YOU DON’T NEED EYES TO SEE. Benoît Maire, Luca Francesconi, Matthew Smith, Navid Nuur et Renaud Jerez. Une proposition de Philippe Valentin.
L’exposition collective «You don’t need eyes to see » rassemble les travaux de cinq jeunes artistes qui
privilégient une approche analytique dans leurs recherches plastiques. En mettant en mouvement forme et idée, ils
amorçent un retour au théorique concomitant à une économie des effets plastiques et se distinguent par un goût
prononcé pour l’équivoque, le leurre ou encore la métamorphose. La vision est ici mise à l’épreuve, le regard du
spectateur souvent volontairement égaré par un fin jeu dialectique et didactique entre l’apparence et la réalité, le
concept et l’affect, le voir et le savoir ou encore la matière et l’idée. Ici, pas de discours linéaire, chaque oeuvre
esquisse des lignes de fuite qui rendent le sens fluctuant, créant des zones de profonde indiscernabilité où le regard
peine à trouver l’équilibre.
Le français Benoît Maire interroge notre relation affective aux formes, sondant les profondeurs du visible au moyen
d’un art autoreflexif qui propage le trouble dans l’équation usitée langage/image. Ses oeuvres peuvent être comprises
comme une modélisation d’idées se nourrissant de multiples référents artistiques, littéraires et mythologiques
comme c’est le cas pour « Tête de méduse » : en revisitant le mythe de Méduse, l’artiste ouvre un dialogue aveugle
entre une sculpture et un tableau, élaborant une configuration spatiale qui met à jour une chaîne de renvois à
l’histoire de l’art, la philosophie, la psychanalyse mais aussi à la propre mythologie personnelle du spectateur.

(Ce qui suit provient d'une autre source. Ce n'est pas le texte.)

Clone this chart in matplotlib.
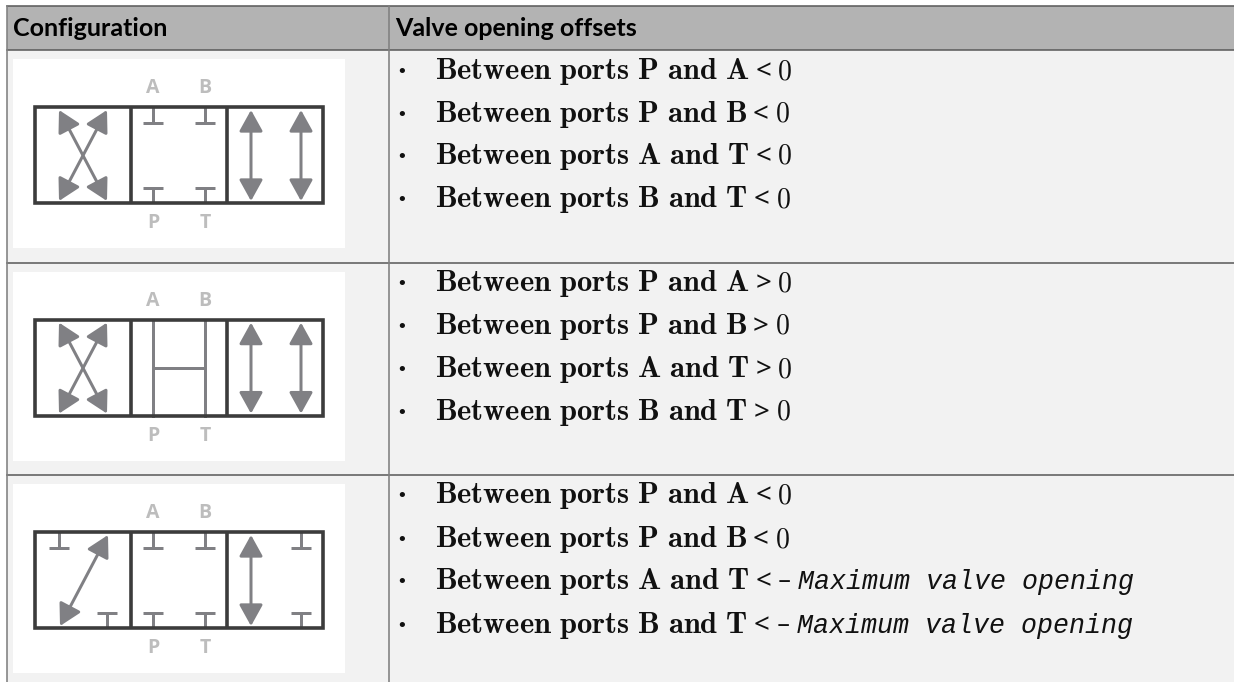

L’artiste milanais Luca Francesconi origine aussi sa réflexion dans une dialectique du regard, questionnant les
rapports entretenus entre l’homme et la matière, l’action humaine maîtrisée et celle, plus intempestive, de la nature.
Ses compositions révèlent une certaine forme de mysticisme, traduisant un rapport sentimental avec la matière
organique qu’il traîte, façonne, modèle à la manière d’un langage primitif. L’art devient ici un exercice de lecture,
d’écriture et de questionnements où la forme-oeuvre se prend elle-même comme sujet. L’artiste iranien Navid Nuur
s’attache quant à lui à décortiquer les mécanismes de la perception, créant des connexions nouvelles entre le langage
et l’objet, manifestant un goût pour des compositions rudimentaires au sens équivoque, ce qu’il nomme
« interimoduls ».
Le travail de ces artistes célèbre le doute et l’incertitude, privilégiant un style anti-spectaculaire au profit d’un usage
parcimonieux et raisonné de la matière. C’est au sein de cette temporalité et de cet espace discontinus, cadencés par
le flux des référents, que le sens transite, se dissémine, se meut, se perd et nous perd. Car ici, les idées sont les
objets, et le visible s’offre donc au regardant avec plus de résistance, jusqu’à parfois devenir totalement hermétique
comme chez le jeune anglais Matthew Smith où les formes souvent désincarnées travaillent le sens jusqu’à
l’égarement et l’indifférenciation. Renaud Jerez se joue lui aussi des évidences et des schémas normés de la
perception, son intérêt se porte sur la mise en relation d’objets disparates qui entrent alors dans une négociation à la
fois spatiale et conceptuelle. Ses installations énigmatiques, mettant en jeu un affect toujours distancié, opèrent des
distorsions d’ordre sémantiques et des glissements de sens à l’infini, rendant compte de l’aspect stratifié de nos
environnements mentaux et visuels.
Duperie en trompe l’oeil, modulations anamorphiques, notre désir de réalité demeure insatisfait, sans cesse retardé,
suspendu. Les oeuvres présentées requièrent donc une perception étoilée, capable de faire l’effort réflexif de dépasser la
simple présence de l’objet pour se ressaisir sous une multiplicité de points de vue et d’interprétations possibles.
Le travail de Benoît Maire est actuellement exposé au FRAC Aquitaine jusqu’au 12 septembre et également
présenté au Palais de Tokyo jusqu’au 5 septembre dans le cadre de l’exposition “Dynasty”. Luca Francesconi
termine quant à lui une exposition à la fondation Sandreto de Turin, Navid Nuur est actuellement exposé dans les
galeries Martin Van Zomeren à Amsterdam et Plan B à Cluj en Pologne ainsi qu’en Allemagne au Martha Herford
Museum. Une exposition personnelle de Matthew Smith a récemment eu lieu à la galerie Limoncello à Londres et
Renaud Jerez a exposé au dernier salon d’art contemporain de Montrouge.